### EXERCISE
Restate the listing below word for word, omitting any images.

### DATASET SECTION
begin

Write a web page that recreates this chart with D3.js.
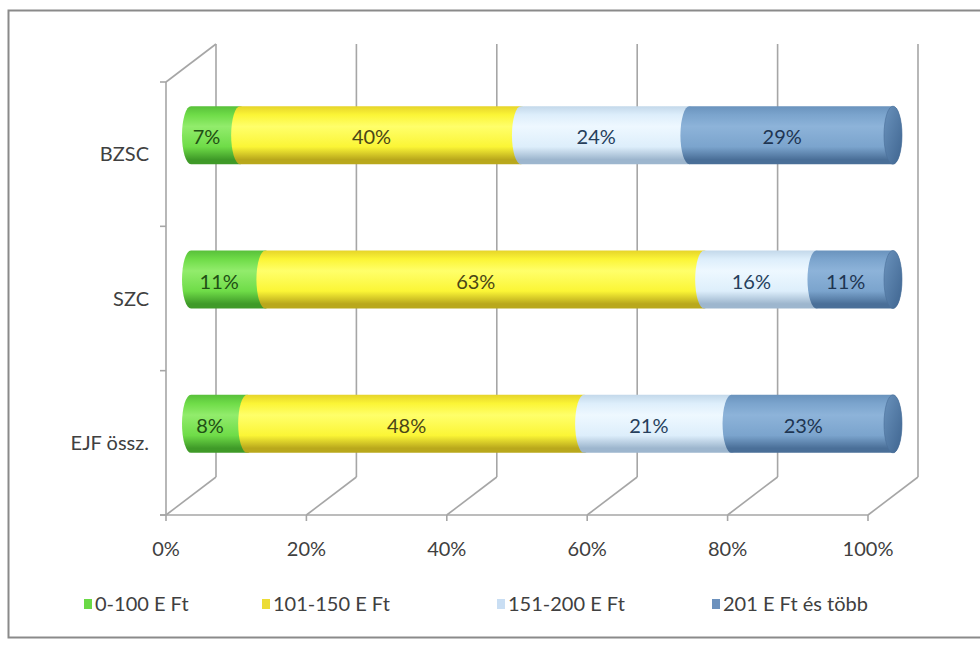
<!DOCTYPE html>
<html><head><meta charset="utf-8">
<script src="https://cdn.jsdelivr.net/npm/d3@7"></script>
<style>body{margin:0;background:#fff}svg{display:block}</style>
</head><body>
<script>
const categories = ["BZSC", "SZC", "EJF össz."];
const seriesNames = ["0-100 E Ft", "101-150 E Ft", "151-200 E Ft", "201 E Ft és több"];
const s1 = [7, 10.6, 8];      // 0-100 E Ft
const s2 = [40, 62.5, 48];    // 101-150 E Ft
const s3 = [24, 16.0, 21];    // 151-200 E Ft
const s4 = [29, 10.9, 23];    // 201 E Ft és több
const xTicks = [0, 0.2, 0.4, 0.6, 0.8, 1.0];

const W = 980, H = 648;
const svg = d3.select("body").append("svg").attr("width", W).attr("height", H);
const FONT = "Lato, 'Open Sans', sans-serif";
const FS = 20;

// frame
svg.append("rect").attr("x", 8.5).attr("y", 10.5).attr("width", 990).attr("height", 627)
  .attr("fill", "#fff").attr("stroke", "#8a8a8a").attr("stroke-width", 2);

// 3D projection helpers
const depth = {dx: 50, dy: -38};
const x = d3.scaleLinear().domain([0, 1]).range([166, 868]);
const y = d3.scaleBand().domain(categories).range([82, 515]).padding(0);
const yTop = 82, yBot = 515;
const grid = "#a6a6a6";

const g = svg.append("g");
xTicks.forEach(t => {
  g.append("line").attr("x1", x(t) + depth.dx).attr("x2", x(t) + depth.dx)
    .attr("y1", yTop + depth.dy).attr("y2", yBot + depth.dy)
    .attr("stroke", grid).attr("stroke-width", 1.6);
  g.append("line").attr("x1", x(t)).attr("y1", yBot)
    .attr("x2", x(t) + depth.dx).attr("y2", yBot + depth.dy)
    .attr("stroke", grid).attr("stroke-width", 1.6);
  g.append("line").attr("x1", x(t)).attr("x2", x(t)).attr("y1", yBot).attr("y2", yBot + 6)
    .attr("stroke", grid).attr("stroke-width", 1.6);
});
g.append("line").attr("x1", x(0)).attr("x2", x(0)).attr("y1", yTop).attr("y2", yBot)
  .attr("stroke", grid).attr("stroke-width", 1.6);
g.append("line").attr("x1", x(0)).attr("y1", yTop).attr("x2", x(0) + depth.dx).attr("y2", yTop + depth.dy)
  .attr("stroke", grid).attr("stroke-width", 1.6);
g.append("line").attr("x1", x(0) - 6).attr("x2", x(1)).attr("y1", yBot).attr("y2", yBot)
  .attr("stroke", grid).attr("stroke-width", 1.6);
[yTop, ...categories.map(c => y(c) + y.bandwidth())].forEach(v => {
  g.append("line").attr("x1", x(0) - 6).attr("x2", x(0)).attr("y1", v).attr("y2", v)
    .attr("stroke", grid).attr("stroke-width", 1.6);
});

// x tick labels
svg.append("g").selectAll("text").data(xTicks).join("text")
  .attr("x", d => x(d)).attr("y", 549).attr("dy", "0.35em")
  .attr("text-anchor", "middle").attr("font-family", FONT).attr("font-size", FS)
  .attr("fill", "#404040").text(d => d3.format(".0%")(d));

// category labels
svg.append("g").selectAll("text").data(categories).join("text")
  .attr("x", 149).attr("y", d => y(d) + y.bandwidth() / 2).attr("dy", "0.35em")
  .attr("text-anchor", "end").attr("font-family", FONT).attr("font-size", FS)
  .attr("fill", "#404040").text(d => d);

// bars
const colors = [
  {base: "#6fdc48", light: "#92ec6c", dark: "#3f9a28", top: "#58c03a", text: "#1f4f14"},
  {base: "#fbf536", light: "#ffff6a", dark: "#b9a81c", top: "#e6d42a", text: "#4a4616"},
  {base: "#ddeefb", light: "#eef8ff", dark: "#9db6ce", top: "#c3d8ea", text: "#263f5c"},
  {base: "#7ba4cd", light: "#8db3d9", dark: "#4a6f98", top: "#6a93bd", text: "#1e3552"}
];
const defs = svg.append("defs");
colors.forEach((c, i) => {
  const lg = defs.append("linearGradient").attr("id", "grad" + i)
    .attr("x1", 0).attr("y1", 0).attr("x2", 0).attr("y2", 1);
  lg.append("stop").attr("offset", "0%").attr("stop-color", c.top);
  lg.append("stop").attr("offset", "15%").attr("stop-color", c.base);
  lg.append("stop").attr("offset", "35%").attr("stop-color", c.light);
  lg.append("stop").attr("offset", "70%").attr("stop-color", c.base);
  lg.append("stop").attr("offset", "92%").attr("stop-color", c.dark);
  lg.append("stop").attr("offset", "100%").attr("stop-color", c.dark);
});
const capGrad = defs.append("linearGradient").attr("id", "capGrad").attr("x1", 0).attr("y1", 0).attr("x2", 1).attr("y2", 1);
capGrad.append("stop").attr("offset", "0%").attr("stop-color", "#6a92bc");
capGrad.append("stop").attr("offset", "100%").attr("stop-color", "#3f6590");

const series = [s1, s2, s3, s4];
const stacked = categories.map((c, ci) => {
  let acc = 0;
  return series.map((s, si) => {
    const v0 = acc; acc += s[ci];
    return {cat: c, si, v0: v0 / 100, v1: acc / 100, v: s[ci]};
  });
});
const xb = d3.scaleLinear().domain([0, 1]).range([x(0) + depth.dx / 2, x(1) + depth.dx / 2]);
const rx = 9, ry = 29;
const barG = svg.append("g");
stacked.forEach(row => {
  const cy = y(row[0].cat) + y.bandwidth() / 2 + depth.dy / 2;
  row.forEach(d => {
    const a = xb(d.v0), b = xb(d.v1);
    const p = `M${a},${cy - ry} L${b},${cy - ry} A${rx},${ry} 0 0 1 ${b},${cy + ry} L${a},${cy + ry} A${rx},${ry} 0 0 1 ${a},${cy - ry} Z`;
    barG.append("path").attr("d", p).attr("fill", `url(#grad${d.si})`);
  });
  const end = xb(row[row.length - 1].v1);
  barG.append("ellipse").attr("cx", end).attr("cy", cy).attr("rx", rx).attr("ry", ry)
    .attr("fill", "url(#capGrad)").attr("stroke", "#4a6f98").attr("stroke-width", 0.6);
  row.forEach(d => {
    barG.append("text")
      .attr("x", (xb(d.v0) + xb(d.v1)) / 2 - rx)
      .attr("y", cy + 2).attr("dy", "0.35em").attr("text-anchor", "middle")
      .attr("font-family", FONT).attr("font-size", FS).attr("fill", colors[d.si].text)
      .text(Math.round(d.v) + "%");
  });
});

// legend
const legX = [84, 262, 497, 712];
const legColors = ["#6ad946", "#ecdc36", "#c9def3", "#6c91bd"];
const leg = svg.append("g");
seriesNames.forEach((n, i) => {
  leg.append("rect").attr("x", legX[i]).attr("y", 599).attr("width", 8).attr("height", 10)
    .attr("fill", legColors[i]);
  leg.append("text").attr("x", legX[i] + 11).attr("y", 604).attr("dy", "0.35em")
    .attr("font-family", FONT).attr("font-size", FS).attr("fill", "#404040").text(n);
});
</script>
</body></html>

end

### COMPLETE RESPONSE
Write a web page that recreates this chart with D3.js.
<!DOCTYPE html>
<html><head><meta charset="utf-8">
<script src="https://cdn.jsdelivr.net/npm/d3@7"></script>
<style>body{margin:0;background:#fff}svg{display:block}</style>
</head><body>
<script>
const categories = ["BZSC", "SZC", "EJF össz."];
const seriesNames = ["0-100 E Ft", "101-150 E Ft", "151-200 E Ft", "201 E Ft és több"];
const s1 = [7, 10.6, 8];      // 0-100 E Ft
const s2 = [40, 62.5, 48];    // 101-150 E Ft
const s3 = [24, 16.0, 21];    // 151-200 E Ft
const s4 = [29, 10.9, 23];    // 201 E Ft és több
const xTicks = [0, 0.2, 0.4, 0.6, 0.8, 1.0];

const W = 980, H = 648;
const svg = d3.select("body").append("svg").attr("width", W).attr("height", H);
const FONT = "Lato, 'Open Sans', sans-serif";
const FS = 20;

// frame
svg.append("rect").attr("x", 8.5).attr("y", 10.5).attr("width", 990).attr("height", 627)
  .attr("fill", "#fff").attr("stroke", "#8a8a8a").attr("stroke-width", 2);

// 3D projection helpers
const depth = {dx: 50, dy: -38};
const x = d3.scaleLinear().domain([0, 1]).range([166, 868]);
const y = d3.scaleBand().domain(categories).range([82, 515]).padding(0);
const yTop = 82, yBot = 515;
const grid = "#a6a6a6";

const g = svg.append("g");
xTicks.forEach(t => {
  g.append("line").attr("x1", x(t) + depth.dx).attr("x2", x(t) + depth.dx)
    .attr("y1", yTop + depth.dy).attr("y2", yBot + depth.dy)
    .attr("stroke", grid).attr("stroke-width", 1.6);
  g.append("line").attr("x1", x(t)).attr("y1", yBot)
    .attr("x2", x(t) + depth.dx).attr("y2", yBot + depth.dy)
    .attr("stroke", grid).attr("stroke-width", 1.6);
  g.append("line").attr("x1", x(t)).attr("x2", x(t)).attr("y1", yBot).attr("y2", yBot + 6)
    .attr("stroke", grid).attr("stroke-width", 1.6);
});
g.append("line").attr("x1", x(0)).attr("x2", x(0)).attr("y1", yTop).attr("y2", yBot)
  .attr("stroke", grid).attr("stroke-width", 1.6);
g.append("line").attr("x1", x(0)).attr("y1", yTop).attr("x2", x(0) + depth.dx).attr("y2", yTop + depth.dy)
  .attr("stroke", grid).attr("stroke-width", 1.6);
g.append("line").attr("x1", x(0) - 6).attr("x2", x(1)).attr("y1", yBot).attr("y2", yBot)
  .attr("stroke", grid).attr("stroke-width", 1.6);
[yTop, ...categories.map(c => y(c) + y.bandwidth())].forEach(v => {
  g.append("line").attr("x1", x(0) - 6).attr("x2", x(0)).attr("y1", v).attr("y2", v)
    .attr("stroke", grid).attr("stroke-width", 1.6);
});

// x tick labels
svg.append("g").selectAll("text").data(xTicks).join("text")
  .attr("x", d => x(d)).attr("y", 549).attr("dy", "0.35em")
  .attr("text-anchor", "middle").attr("font-family", FONT).attr("font-size", FS)
  .attr("fill", "#404040").text(d => d3.format(".0%")(d));

// category labels
svg.append("g").selectAll("text").data(categories).join("text")
  .attr("x", 149).attr("y", d => y(d) + y.bandwidth() / 2).attr("dy", "0.35em")
  .attr("text-anchor", "end").attr("font-family", FONT).attr("font-size", FS)
  .attr("fill", "#404040").text(d => d);

// bars
const colors = [
  {base: "#6fdc48", light: "#92ec6c", dark: "#3f9a28", top: "#58c03a", text: "#1f4f14"},
  {base: "#fbf536", light: "#ffff6a", dark: "#b9a81c", top: "#e6d42a", text: "#4a4616"},
  {base: "#ddeefb", light: "#eef8ff", dark: "#9db6ce", top: "#c3d8ea", text: "#263f5c"},
  {base: "#7ba4cd", light: "#8db3d9", dark: "#4a6f98", top: "#6a93bd", text: "#1e3552"}
];
const defs = svg.append("defs");
colors.forEach((c, i) => {
  const lg = defs.append("linearGradient").attr("id", "grad" + i)
    .attr("x1", 0).attr("y1", 0).attr("x2", 0).attr("y2", 1);
  lg.append("stop").attr("offset", "0%").attr("stop-color", c.top);
  lg.append("stop").attr("offset", "15%").attr("stop-color", c.base);
  lg.append("stop").attr("offset", "35%").attr("stop-color", c.light);
  lg.append("stop").attr("offset", "70%").attr("stop-color", c.base);
  lg.append("stop").attr("offset", "92%").attr("stop-color", c.dark);
  lg.append("stop").attr("offset", "100%").attr("stop-color", c.dark);
});
const capGrad = defs.append("linearGradient").attr("id", "capGrad").attr("x1", 0).attr("y1", 0).attr("x2", 1).attr("y2", 1);
capGrad.append("stop").attr("offset", "0%").attr("stop-color", "#6a92bc");
capGrad.append("stop").attr("offset", "100%").attr("stop-color", "#3f6590");

const series = [s1, s2, s3, s4];
const stacked = categories.map((c, ci) => {
  let acc = 0;
  return series.map((s, si) => {
    const v0 = acc; acc += s[ci];
    return {cat: c, si, v0: v0 / 100, v1: acc / 100, v: s[ci]};
  });
});
const xb = d3.scaleLinear().domain([0, 1]).range([x(0) + depth.dx / 2, x(1) + depth.dx / 2]);
const rx = 9, ry = 29;
const barG = svg.append("g");
stacked.forEach(row => {
  const cy = y(row[0].cat) + y.bandwidth() / 2 + depth.dy / 2;
  row.forEach(d => {
    const a = xb(d.v0), b = xb(d.v1);
    const p = `M${a},${cy - ry} L${b},${cy - ry} A${rx},${ry} 0 0 1 ${b},${cy + ry} L${a},${cy + ry} A${rx},${ry} 0 0 1 ${a},${cy - ry} Z`;
    barG.append("path").attr("d", p).attr("fill", `url(#grad${d.si})`);
  });
  const end = xb(row[row.length - 1].v1);
  barG.append("ellipse").attr("cx", end).attr("cy", cy).attr("rx", rx).attr("ry", ry)
    .attr("fill", "url(#capGrad)").attr("stroke", "#4a6f98").attr("stroke-width", 0.6);
  row.forEach(d => {
    barG.append("text")
      .attr("x", (xb(d.v0) + xb(d.v1)) / 2 - rx)
      .attr("y", cy + 2).attr("dy", "0.35em").attr("text-anchor", "middle")
      .attr("font-family", FONT).attr("font-size", FS).attr("fill", colors[d.si].text)
      .text(Math.round(d.v) + "%");
  });
});

// legend
const legX = [84, 262, 497, 712];
const legColors = ["#6ad946", "#ecdc36", "#c9def3", "#6c91bd"];
const leg = svg.append("g");
seriesNames.forEach((n, i) => {
  leg.append("rect").attr("x", legX[i]).attr("y", 599).attr("width", 8).attr("height", 10)
    .attr("fill", legColors[i]);
  leg.append("text").attr("x", legX[i] + 11).attr("y", 604).attr("dy", "0.35em")
    .attr("font-family", FONT).attr("font-size", FS).attr("fill", "#404040").text(n);
});
</script>
</body></html>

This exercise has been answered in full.